Cardinal Sean P. O'Malley, who arranged the reduction in price to less than half the property's market value, told about 120 upbeat, applauding residents of the neighborhood that closings of schools and churches and the clergy sexual abuse scandal deeply wounded the Brighton community. He expressed hope that resolution of the struggle over the Presentation School building would be a step toward healing.

"To the families and children of the former Our Lady of the Presentation School, we regret the events of the past," O'Malley said.

The chairman of the foundation stressed yesterday that the school building needs more than $2 million in repairs and that $4 million will have to be raised to launch the envisioned program fully. That is not expected before 2008.

"As of today, we are halfway home; that's all," said Kevin Carragee, the foundation chairman. "The deal creates an opportunity. Now the opportunity will have to be seized. . . . We will need expanded support from corporations, universities, and foundations."

While neighborhood activists said that dealing with the archdiocese was extremely frustrating initially, Carragee praised the attitude of the church in recent negotiations.

"They very much want us to succeed," he said. "There could have been an agreement that made chances of success much less. There is an awareness on their part of a frayed relationship with this community."

Our Lady of the Presentation became a symbol of public anger over church and school closings after the archdiocese, fearing that protesters would occupy the building, locked the facility in June 2005, on the night before kindergarten graduation.

Kindergartners subsequently graduated in a ceremony held on the Oak Square traffic island outside the school, while the sixth-grade graduation was hosted at Faneuil Hall by Mayor Thomas M. Menino, who wrote O'Malley that the closing was "reprehensible," "unconscionable," and a "heartbreaking insult."

Menino told O'Malley yesterday that all was forgiven. "At times, we have had issues," the mayor said to the cardinal, to appreciative laughter from the crowd. "That was about yesterday. This is about tomorrow.

"At my church," said Menino, who is Catholic, "we all forgive. We have to go on."

Jennifer Doyle, whose daughter, Lucy , was one of the kindergartners locked out of graduation, was cheered even more than Menino and O'Malley for her work as president of the Presentation School Foundation.

The closing "was very confusing for Lucy and for me," Doyle said. "She said, 'I'll see everybody next year,' and I had to explain to her that no, you won't." Lucy, who now attends public school, "still talks about being able to go back to Presentation and see her friends and teachers and play on the playground," Doyle said.

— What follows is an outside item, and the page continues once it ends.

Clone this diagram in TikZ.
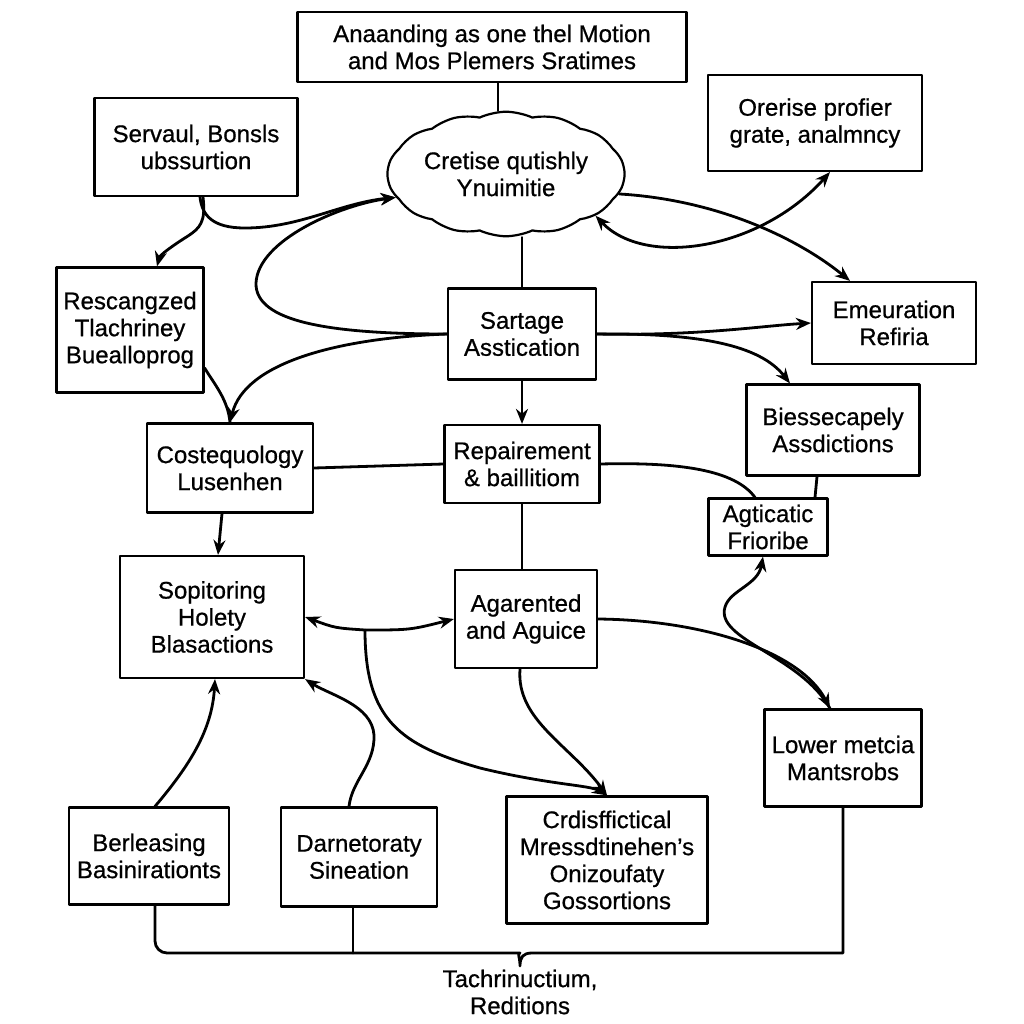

There will not be a school there again -- part of the agreement between the archdiocese and the foundation rules out the presence of a school in the building that might compete with Catholic schools for students -- but following festivities announcing the deal yesterday, Lucy made a bee line for the playground.

What would she do now that she could return to the school? she was asked. "Use the monkey bars," she said without hesitation.